Preconceito e discriminação, que são pilares notáveis da violência contra as mulheres, são hoje um problema não apenas crescente no Brasil e em quase todo o mundo, mas condições que a cada dia ganham chancela de normalidade em parte significativa do consciente coletivo. E isso não é papo de feminista, ou apenas uma percepção sem fundamento na realidade.
Relatório elaborado pela Organização das Nações Unidas (ONU) e que ontem foi divulgado, revela que a desigualdade de gênero e a violência contra a mulher é algo tolerado no planeta terra, mesmo já percorridos mais de 20 anos do século 21. É isso que está comprovado: 25% da população (isso mesmo, um quarto entre todos) consideram “justificável” a agressão de um homem contra a sua própria esposa.
O relatório foi construído com base em dados extraídos de 80 países e indica outras conclusões alarmantes, como a de que 9 em cada 10 pessoas nutrem preconceitos fundamentais contra as mulheres e 58% consideram que a mulher não deve ter o direito de decidir se quer ou não ter filhos. Isso quem deve decidir é o homem.
Igualdade de gênero ainda está distante
Essas e outras desconcertantes revelações do relatório fazem a ONU concluir que a igualdade de gênero está anos luz de distância e que serão necessários 300 anos para que o mundo alcance, talvez, essa condição de igualdade. Para obter esses resultados, o relatório analisou quatro aspectos da vida das mulheres, relativamente aos homens-Integridade física, Educacional, Política e Econômica-, com dados da Avaliação de Valores Mundiais, um projeto internacional que estuda como os valores e as crenças são diferentes ao redor do mundo.
Outro ponto bastante significativo da pesquisa, que vai além da constatação do problema, é a indicação de que não houve progresso a respeito da retração do preconceito contra as mulheres em uma década.

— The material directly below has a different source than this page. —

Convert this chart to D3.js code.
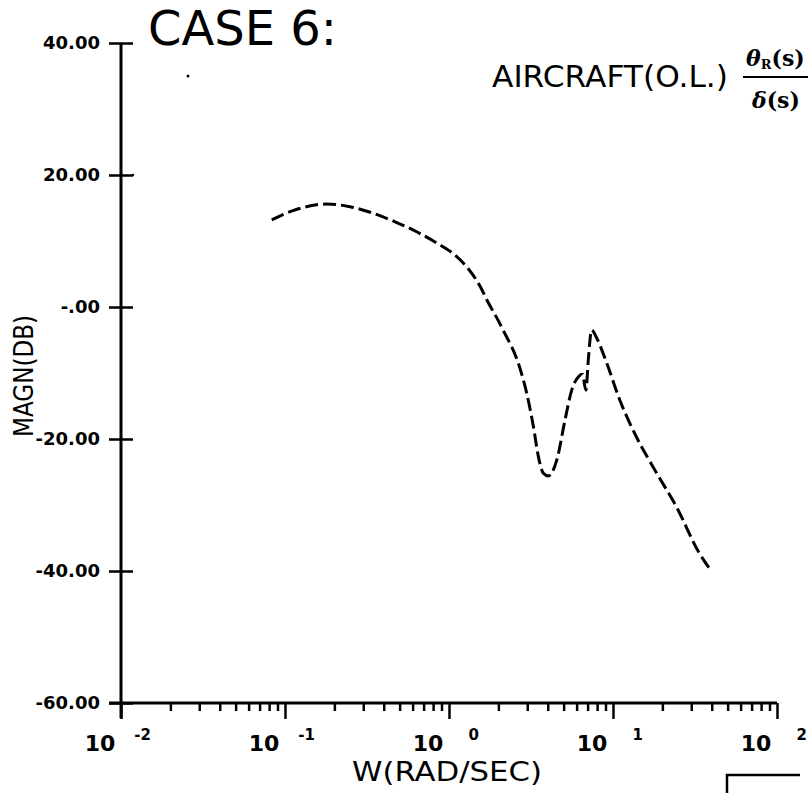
<!DOCTYPE html>
<html>
  <head>
    <meta charset="utf-8">
    <script src="https://cdn.jsdelivr.net/npm/d3@7/dist/d3.min.js" charset="utf-8"></script>
    <style>
      body { margin: 0; background: #fff; }
      svg { display: block; }
    </style>
  </head>
  <body>
    <script type="text/javascript">
      // Dados: frequencia (rad/s) e magnitude (dB)
      var freq  = [0.083, 0.112, 0.179, 0.249, 0.345, 0.480, 0.635, 0.841, 1.06, 1.28,
                   1.55, 1.70, 2.14, 2.71, 2.98, 3.27, 3.51, 3.76, 4.03, 4.54,
                   5.10, 5.60, 6.14, 6.50, 6.84, 7.07, 7.41, 7.95, 9.16, 11.0,
                   13.9, 18.5, 24.4, 33.6, 40.0];
      var magDb = [13.2, 14.6, 15.6, 15.2, 14.2, 12.8, 11.4, 9.7, 8.1, 6.1,
                   3.1, 1.1, -3.5, -9.3, -13.1, -18.1, -22.7, -25.2, -25.6, -23.2,
                   -17.1, -12.6, -10.6, -10.2, -12.6, -8.0, -3.5, -4.7, -8.5, -14.1,
                   -19.7, -25.2, -30.3, -37.3, -40.1];

      var yTicks = [40, 20, 0, -20, -40, -60];
      var yTickLabels = ["40.00", "20.00", "-.00", "-20.00", "-40.00", "-60.00"];
      var xDecades = [-2, -1, 0, 1, 2];

      var w = 808;
      var h = 793;

      var svg = d3.select("body")
                  .append("svg")
                    .attr("width", w)
                    .attr("height", h);

      var x = d3.scaleLog().domain([0.01, 100]).range([121, 777]);
      var y = d3.scaleLinear().domain([-60, 40]).range([703, 43]);

      var ink = "#000";

      // Marcas menores do eixo x (2..9 de cada decada)
      var minor = [];
      xDecades.slice(0, -1).forEach(function(e){
        for (var k = 2; k <= 9; k++) minor.push(k * Math.pow(10, e));
      });

      var gx = svg.append("g").attr("transform", "translate(0," + y(-60) + ")");
      gx.call(d3.axisBottom(x).tickValues(minor).tickSize(8).tickFormat(""));
      gx.append("g")
        .call(d3.axisBottom(x).tickValues(xDecades.map(function(e){ return Math.pow(10, e); }))
                .tickSize(16).tickFormat(""));
      gx.selectAll(".domain").remove();
      gx.selectAll(".tick line").attr("stroke", ink).attr("stroke-width", 2.5);

      // Linhas dos eixos
      svg.append("line")
         .attr("x1", x(0.01) - 12).attr("x2", x(100))
         .attr("y1", y(-60)).attr("y2", y(-60))
         .attr("stroke", ink).attr("stroke-width", 3);
      svg.append("line")
         .attr("x1", x(0.01)).attr("x2", x(0.01))
         .attr("y1", y(40)).attr("y2", y(-60) + 15)
         .attr("stroke", ink).attr("stroke-width", 3);

      // Eixo y: marcas cruzando o eixo
      var gyL = svg.append("g").attr("transform", "translate(" + x(0.01) + ",0)")
                   .call(d3.axisLeft(y).tickValues(yTicks).tickSize(12).tickFormat(""));
      var gyR = svg.append("g").attr("transform", "translate(" + x(0.01) + ",0)")
                   .call(d3.axisRight(y).tickValues(yTicks).tickSize(12).tickFormat(""));
      gyL.selectAll(".domain").remove();
      gyR.selectAll(".domain").remove();
      svg.selectAll("g line").attr("stroke", ink);
      gyL.selectAll(".tick line").attr("stroke-width", 2.5);
      gyR.selectAll(".tick line").attr("stroke-width", 2.5);

      // Rotulos do eixo y
      svg.selectAll("text.ylab")
         .data(yTicks)
         .enter()
         .append("text")
            .attr("class", "ylab")
            .text(function(d, i){ return yTickLabels[i]; })
            .attr("x", 100)
            .attr("y", function(d){ return y(d) + 6; })
            .attr("text-anchor", "end")
            .attr("font-family", "DejaVu Sans")
            .attr("font-weight", "bold")
            .attr("font-size", 18)
            .attr("fill", ink);

      // Rotulos do eixo x: 10 com expoente
      var xl = svg.selectAll("g.xlab")
                  .data(xDecades)
                  .enter()
                  .append("g")
                    .attr("class", "xlab")
                    .attr("transform", function(d){
                      return "translate(" + x(Math.pow(10, d)) + ",0)";
                    });
      xl.append("text")
        .text("10")
        .attr("x", -21)
        .attr("y", 751)
        .attr("text-anchor", "middle")
        .attr("font-family", "DejaVu Sans")
        .attr("font-weight", "bold")
        .attr("font-size", 22)
        .attr("fill", ink);
      xl.append("text")
        .text(function(d){ return d < 0 ? "-" + (-d) : String(d); })
        .attr("x", 30)
        .attr("y", 740)
        .attr("text-anchor", "end")
        .attr("font-family", "DejaVu Sans")
        .attr("font-weight", "bold")
        .attr("font-size", 15)
        .attr("fill", ink);

      // Titulos dos eixos
      svg.append("text")
         .text("W(RAD/SEC)")
         .attr("x", 352).attr("y", 781)
         .attr("textLength", 190).attr("lengthAdjust", "spacingAndGlyphs")
         .attr("font-family", "DejaVu Sans")
         .attr("font-size", 27)
         .attr("fill", ink);
      svg.append("text")
         .text("MAGN(DB)")
         .attr("transform", "translate(33,437) rotate(-90)")
         .attr("textLength", 122).attr("lengthAdjust", "spacingAndGlyphs")
         .attr("font-family", "DejaVu Sans")
         .attr("font-size", 26)
         .attr("fill", ink);

      // Titulo e legenda
      svg.append("text")
         .text("CASE 6:")
         .attr("x", 148).attr("y", 45)
         .attr("textLength", 189).attr("lengthAdjust", "spacingAndGlyphs")
         .attr("font-family", "DejaVu Sans")
         .attr("font-size", 48)
         .attr("fill", ink);
      svg.append("text")
         .text("AIRCRAFT(O.L.)")
         .attr("x", 492).attr("y", 87)
         .attr("textLength", 236).attr("lengthAdjust", "spacingAndGlyphs")
         .attr("font-family", "DejaVu Sans")
         .attr("font-size", 30)
         .attr("fill", ink);

      var num = svg.append("text")
                   .attr("x", 746).attr("y", 66)
                   .attr("font-family", "DejaVu Serif")
                   .attr("font-weight", "bold")
                   .attr("font-size", 22)
                   .attr("fill", ink);
      num.append("tspan").text("θ").attr("font-style", "italic");
      num.append("tspan").text("R").attr("font-size", 13).attr("dy", 3);
      num.append("tspan").text("(s)").attr("dy", -3);
      svg.append("line")
         .attr("x1", 743).attr("x2", 808)
         .attr("y1", 77).attr("y2", 77)
         .attr("stroke", ink).attr("stroke-width", 2);
      var den = svg.append("text")
                   .attr("x", 752).attr("y", 108)
                   .attr("font-family", "DejaVu Serif")
                   .attr("font-weight", "bold")
                   .attr("font-size", 22)
                   .attr("fill", ink);
      den.append("tspan").text("δ").attr("font-style", "italic");
      den.append("tspan").text("(s)");

      // Caixa no canto inferior direito
      svg.append("path")
         .attr("d", "M727,793V775H800")
         .attr("fill", "none")
         .attr("stroke", ink)
         .attr("stroke-width", 2.5);

      // Pontinhos da copia original
      svg.append("circle").attr("cx", 188).attr("cy", 76).attr("r", 1.5).attr("fill", ink);
      svg.append("circle").attr("cx", 133).attr("cy", 175).attr("r", 1.2).attr("fill", ink);

      // Curva de magnitude tracejada
      var pts = freq.map(function(f, i){ return [f, magDb[i]]; });
      var line = d3.line()
                   .x(function(d){ return x(d[0]); })
                   .y(function(d){ return y(d[1]); })
                   .curve(d3.curveMonotoneX);
      svg.append("path")
         .datum(pts)
         .attr("d", line)
         .attr("fill", "none")
         .attr("stroke", ink)
         .attr("stroke-width", 3)
         .attr("stroke-dasharray", "13,5");
    </script>
  </body>
</html>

Em um desses tópicos, a pesquisa indicou que 69% da população mundial acreditam que os homens são melhores líderes políticos que as mulheres, por exemplo, ou que a garantia dos mesmos direitos para mulheres na democracia é essencial apenas para 27% dos entrevistados.
Além disso, quase metade da população (46%) acredita que os homens têm mais direito a um emprego, enquanto 43% sustentam que os homens são melhores líderes empresariais. Além disso, cerca de 28% avaliam que a universidade é mais importante para os homens do que para as mulheres. A pesquisa também detalhou as dimensões do preconceito por países. No Brasil, por exemplo, observou-se que 84,5% das pessoas têm pelo menos um tipo de preconceito contra as mulheres; 75,56% dos homens e 75,79% das mulheres têm preconceitos em questões de violência de gênero e direito de decisão sobre ter filhos.
Sucesso das mulheres
É notório que as mulheres brasileiras alcançaram muito sucesso nos últimos anos, sobretudo a partir da década de 70. Aos poucos foram invadindo as universidades, no trabalho foram conquistando cargos de chefia, e saíram às ruas em busca de mais liberdade, mais igualdade profissional, mas viram, entretanto, que haveriam de travar uma batalha imensa contra o preconceito e a discriminação social. Há contra elas um machismo severo, histórico e crescente, entranhado na cabeça da maioria espantosa de homens, que enxergam as mulheres como ameaças, e nunca como companheiras, solidárias e parceiras em suas carreiras e na vida pessoal.
Cada avanço acusado pela mulher chega diante da constatação de que novas batalhas terão que ser vencidas, pois o preconceito é covarde, silencioso, até se transformar em violência. E as diversas formas de violência contra as mulheres, notadamente registradas no próprio ambiente do lar, garantem a certeza de que são as mais gritantes formas de discriminação, que afetam não apenas o corpo feminino, mas atingem sua saúde mental, obriga-as a ausências nos locais de trabalho, geram constrangimento e humilhação diante dos filhos, e comprometem sua liberdade.
Violência e o PIB
No Brasil, pesquisas revelam que este tipo de ação violenta compromete 10,5% do Produto Interno Brasileiro (PIB), com gastos de saúde e faltas no trabalho. E grande parte dos crimes acontece no próprio ambiente familiar, o que intimida as denúncias e atrapalha a punição, embora se saiba que hoje em dia o número de denúncias tem crescido nas centrais de atendimento, porque parece estarem as mulheres mais dispostas a denunciar os abusos que sofrem.
Diante de tanto, só nos resta concluir que somos uma humanidade em larga decadência. Uma lástima.